Tuesday, August 2, 2011

Family Mediation Conference in Minneapolis


I just finished attending a national conference of Family Mediators in Minneapolis (for the Association for Conflict Resolution). It was a lively conference, with several leaders of the family mediation and divorce mediation fields for the past 30 plus years in attendance. There is a strong commitment to increasing public awareness of mediation as a much better alternative to litigation in many areas – and especially for family matters that include children, such as divorce.  
I gave a seminar on managing “high-conflict” clients in divorce, who often have traits of borderline or narcissistic personality disorders. Not all people with these disorders are high-conflict people, but when these disorders are present it can be a much more difficult, angry and prolonged process of divorce. Mediation is one method of helping calm and structure the process so that children are kept out of the conflict and the parents can feel respected and in control of the decision-making – with guidance and limits from the mediator.
At the conference, I emphasized several things about divorce mediation with high-conflict people:
·       Many times, only one person is “high conflict” and the other person is reasonable and just trying to manage the situation.
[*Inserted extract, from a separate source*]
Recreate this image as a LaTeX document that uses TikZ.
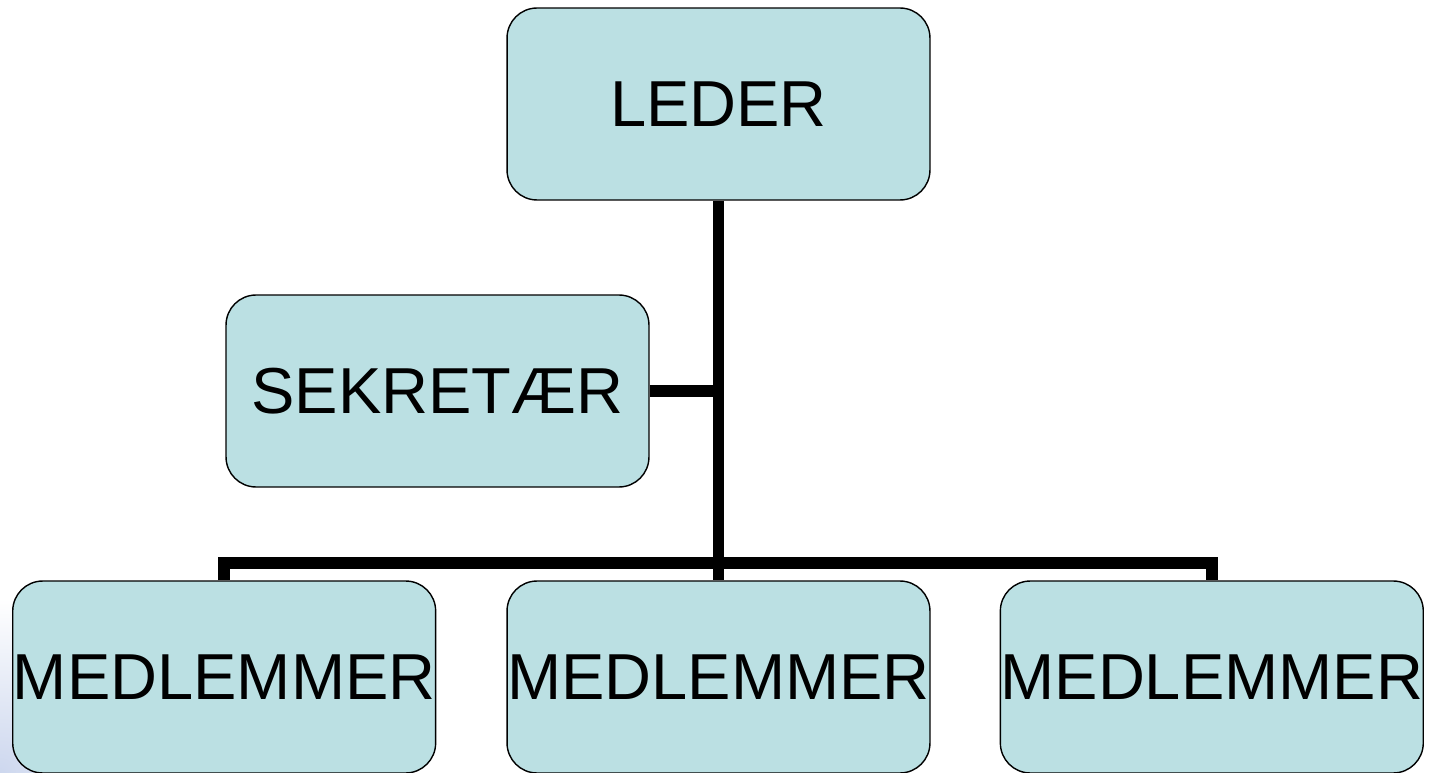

This knowledge helps mediators not make assumptions and helps reasonable people feel understood for what they are going through.
·       Mediators can help high-conflict people stay calm and less defensive, by steering clear of blaming and focusing them on tasks and the future.
·       Mediators help parents work together by teaching them how to make proposals and how to communicate using the BIFF method (Brief, Informative, Friendly and Firm) for emails and other communications.
·       Even mediation has limits: If there is bullying that doesn’t stop, if there are rigid positions by one side, if one person is hiding assets or unwilling to share assets, then mediation may need to be stopped and the family may have to go to court. The mediation process is based on mutual respect and doesn’t work without enough respect.
·       With well-trained mediators, most high-conflict people can reach reasonable agreements. Although it often takes longer, the mediation approach tends to leave people better off for years to come.
Of course, after the conference I couldn’t help noticing the similarities of high-conflict divorce with the news of the debt ceiling crisis in congress: rigid positions with little empathy for the other side, lots of all-or-nothing thinking, lots of blaming and high-risk behavior. Just like in a high-conflict divorce, it was hard to tell if there was only one high-conflict party or two. And just like in a high-conflict divorce, the high-conflict behavior of one or both caused the rest of the family (the voters) to have less respect for both of them.
I’m not sure if my new book will help congress, but if you are facing a possible high-conflict divorce, I encourage you to read: SPLITTING: Protecting Yourself While Divorcing Someone with Borderline or Narcissistic Personality Disorder. It can be helpful at any time before, during or after the divorce. 

1 comment:

Anonymous said...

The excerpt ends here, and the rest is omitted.